• News
  • General

Women in politics: Electing to lead

Related Special Reports

The United States ranks as the 59th country in the world in percentage of women holding elected office, as published in a study by the Inter-Parliamentary Union. Women comprise 52 percent of the U.S. population, yet the United States is behind countries such as South Africa, Cuba and China when it comes to electing women to office.

Since 1971, the number of women serving in state legislatures has increased more than four-fold, yet the progress has slowed at both the statewide elective and state legislative levels.

According to Rutgers University's Center for American Women in Politics (CAWP), there are 14 women in the U.S. Senate and 65 in the House of Representatives. Only 79 women hold statewide elected executive and currently eight states have women governors.

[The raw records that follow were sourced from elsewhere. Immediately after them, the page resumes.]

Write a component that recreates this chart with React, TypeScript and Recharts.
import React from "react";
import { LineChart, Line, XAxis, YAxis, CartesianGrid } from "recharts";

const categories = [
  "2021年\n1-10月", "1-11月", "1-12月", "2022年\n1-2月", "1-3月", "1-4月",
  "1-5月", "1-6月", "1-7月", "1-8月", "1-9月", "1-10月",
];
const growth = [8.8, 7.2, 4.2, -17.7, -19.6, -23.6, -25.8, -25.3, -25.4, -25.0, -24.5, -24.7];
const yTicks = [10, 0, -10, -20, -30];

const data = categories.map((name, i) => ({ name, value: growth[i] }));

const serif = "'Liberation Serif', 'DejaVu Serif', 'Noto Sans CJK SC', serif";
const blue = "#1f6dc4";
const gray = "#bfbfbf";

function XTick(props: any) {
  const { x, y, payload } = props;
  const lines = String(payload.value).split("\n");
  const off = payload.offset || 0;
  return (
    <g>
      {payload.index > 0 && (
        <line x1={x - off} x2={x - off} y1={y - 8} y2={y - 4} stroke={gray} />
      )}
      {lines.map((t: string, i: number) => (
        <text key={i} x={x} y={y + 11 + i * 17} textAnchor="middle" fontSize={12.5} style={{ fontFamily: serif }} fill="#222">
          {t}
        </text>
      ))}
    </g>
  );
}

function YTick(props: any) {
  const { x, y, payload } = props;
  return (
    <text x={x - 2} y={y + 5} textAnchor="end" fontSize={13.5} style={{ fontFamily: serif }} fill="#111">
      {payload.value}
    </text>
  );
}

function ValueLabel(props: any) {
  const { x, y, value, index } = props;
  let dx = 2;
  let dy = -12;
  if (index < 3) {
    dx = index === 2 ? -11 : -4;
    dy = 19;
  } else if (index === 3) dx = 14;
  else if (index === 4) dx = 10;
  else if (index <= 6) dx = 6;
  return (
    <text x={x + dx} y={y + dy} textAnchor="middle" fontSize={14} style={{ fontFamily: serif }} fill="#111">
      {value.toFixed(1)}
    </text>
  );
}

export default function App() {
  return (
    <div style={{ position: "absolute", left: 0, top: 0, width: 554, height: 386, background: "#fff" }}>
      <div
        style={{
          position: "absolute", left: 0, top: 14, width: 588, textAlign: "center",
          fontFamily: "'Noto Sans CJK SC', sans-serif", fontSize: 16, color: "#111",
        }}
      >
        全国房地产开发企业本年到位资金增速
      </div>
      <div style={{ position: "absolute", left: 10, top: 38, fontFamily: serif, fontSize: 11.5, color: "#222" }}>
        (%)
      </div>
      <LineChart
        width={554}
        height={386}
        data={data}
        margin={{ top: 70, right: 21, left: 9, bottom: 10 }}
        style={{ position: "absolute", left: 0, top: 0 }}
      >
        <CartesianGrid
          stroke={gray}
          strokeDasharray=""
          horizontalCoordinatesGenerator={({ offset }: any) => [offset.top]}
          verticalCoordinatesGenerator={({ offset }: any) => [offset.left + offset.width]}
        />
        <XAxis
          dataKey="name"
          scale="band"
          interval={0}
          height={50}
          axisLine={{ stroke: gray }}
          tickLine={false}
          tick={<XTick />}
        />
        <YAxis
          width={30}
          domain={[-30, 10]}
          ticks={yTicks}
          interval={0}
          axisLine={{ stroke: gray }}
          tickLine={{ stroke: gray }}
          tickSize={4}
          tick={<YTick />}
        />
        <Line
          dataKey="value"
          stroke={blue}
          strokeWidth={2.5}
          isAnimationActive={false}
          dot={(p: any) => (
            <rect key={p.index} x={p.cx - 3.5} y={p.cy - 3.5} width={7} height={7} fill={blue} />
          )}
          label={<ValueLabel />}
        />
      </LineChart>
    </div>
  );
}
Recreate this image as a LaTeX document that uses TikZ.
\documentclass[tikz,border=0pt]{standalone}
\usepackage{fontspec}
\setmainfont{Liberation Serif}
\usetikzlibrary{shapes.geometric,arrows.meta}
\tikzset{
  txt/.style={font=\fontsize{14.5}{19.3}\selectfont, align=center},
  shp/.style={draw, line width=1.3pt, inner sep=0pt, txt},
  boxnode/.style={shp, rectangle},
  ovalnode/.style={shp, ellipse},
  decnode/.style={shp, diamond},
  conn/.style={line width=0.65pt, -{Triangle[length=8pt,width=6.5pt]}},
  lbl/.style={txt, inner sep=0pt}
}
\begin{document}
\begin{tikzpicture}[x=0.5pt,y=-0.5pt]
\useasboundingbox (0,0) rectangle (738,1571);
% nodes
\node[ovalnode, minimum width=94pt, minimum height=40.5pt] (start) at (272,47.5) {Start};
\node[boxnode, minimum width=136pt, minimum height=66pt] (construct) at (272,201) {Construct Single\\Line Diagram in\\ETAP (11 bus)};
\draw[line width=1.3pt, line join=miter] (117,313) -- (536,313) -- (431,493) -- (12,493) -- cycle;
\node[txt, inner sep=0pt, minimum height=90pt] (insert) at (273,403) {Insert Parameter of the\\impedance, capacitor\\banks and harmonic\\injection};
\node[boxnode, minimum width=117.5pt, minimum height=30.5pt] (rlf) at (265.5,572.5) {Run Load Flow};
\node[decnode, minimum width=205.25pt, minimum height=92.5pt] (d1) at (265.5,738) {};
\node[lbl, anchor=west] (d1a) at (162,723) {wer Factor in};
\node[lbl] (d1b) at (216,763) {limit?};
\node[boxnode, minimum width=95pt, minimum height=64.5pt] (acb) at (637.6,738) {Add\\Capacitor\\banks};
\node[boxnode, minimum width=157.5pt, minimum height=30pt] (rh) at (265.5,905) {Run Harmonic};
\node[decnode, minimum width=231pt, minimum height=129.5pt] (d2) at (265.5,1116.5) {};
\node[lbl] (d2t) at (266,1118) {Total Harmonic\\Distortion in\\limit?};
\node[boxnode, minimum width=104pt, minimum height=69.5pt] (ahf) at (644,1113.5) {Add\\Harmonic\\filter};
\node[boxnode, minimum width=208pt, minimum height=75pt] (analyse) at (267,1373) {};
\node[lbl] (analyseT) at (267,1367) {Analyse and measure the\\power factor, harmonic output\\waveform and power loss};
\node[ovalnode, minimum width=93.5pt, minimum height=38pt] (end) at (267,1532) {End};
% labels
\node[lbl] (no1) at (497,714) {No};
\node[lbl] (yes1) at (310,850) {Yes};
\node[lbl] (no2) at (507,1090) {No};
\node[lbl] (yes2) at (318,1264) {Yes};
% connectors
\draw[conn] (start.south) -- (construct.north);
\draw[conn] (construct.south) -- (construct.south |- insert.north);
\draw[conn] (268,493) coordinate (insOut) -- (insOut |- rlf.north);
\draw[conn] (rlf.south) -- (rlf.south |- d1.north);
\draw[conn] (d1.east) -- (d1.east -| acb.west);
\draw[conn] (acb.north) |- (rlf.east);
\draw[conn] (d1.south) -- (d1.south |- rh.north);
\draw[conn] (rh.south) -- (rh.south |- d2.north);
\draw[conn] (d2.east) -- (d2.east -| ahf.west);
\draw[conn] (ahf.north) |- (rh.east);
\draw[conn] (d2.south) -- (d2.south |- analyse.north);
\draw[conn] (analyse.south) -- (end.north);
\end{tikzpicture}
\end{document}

"Women have significantly increased their numbers among state government officials over the past several decades," said Susan J. Carroll a senior scholar at CAWP. "However, despite a recent increase in the number of women governors, women's overall increase in women elected to office has slowed, especially at the statewide elective and state legislative levels. Findings such as these suggest that the future for women in state government will depend, at least in part, upon the strength of efforts to actively recruit women for both elected and appointed positions."

The College of Arts and Letters at San Diego State University (SDSU), in cooperation with its Women's Studies and Political Science Departments, is taking action on this matter and presenting "Women in Politics: Electing to Lead" during SDSU Month this March. The three-day nonpartisan event is a high-caliber political training program geared toward teaching women the skills necessary to obtain elective office.

Backed by an honorary committee that includes more than 50 women who are current or former office holders from throughout the state, the Women in Politics program is geared to educate women who are considering a career in public service, as well as furthering the education of those who are already office holders.

With topics ranging from developing a campaign strategy to fundraising to campaign laws, participants will leave the program with the knowledge to run for office, or work in the business of politics, in the future. Making this program stand out from others is the "Mastery of the Media" class in which women will be given the skills to handle television, radio, public forums, debates and press conferences.

Here in San Diego County, there are almost 40 women elected to positions at the local, state and federal level (this does not include school and other special districts). Within the 18 cities that make up the county, all but one has at least one woman on the City Council.

Future gains may very well depend upon the strength of efforts to actively recruit women for elective positions. Many women find themselves volunteering for campaigns or political groups but are unaware of the professional opportunities that are available to them. San Diego State University believes this training will contribute to the recruitment of women who are interested in the political process and are looking to make a contribution to public service.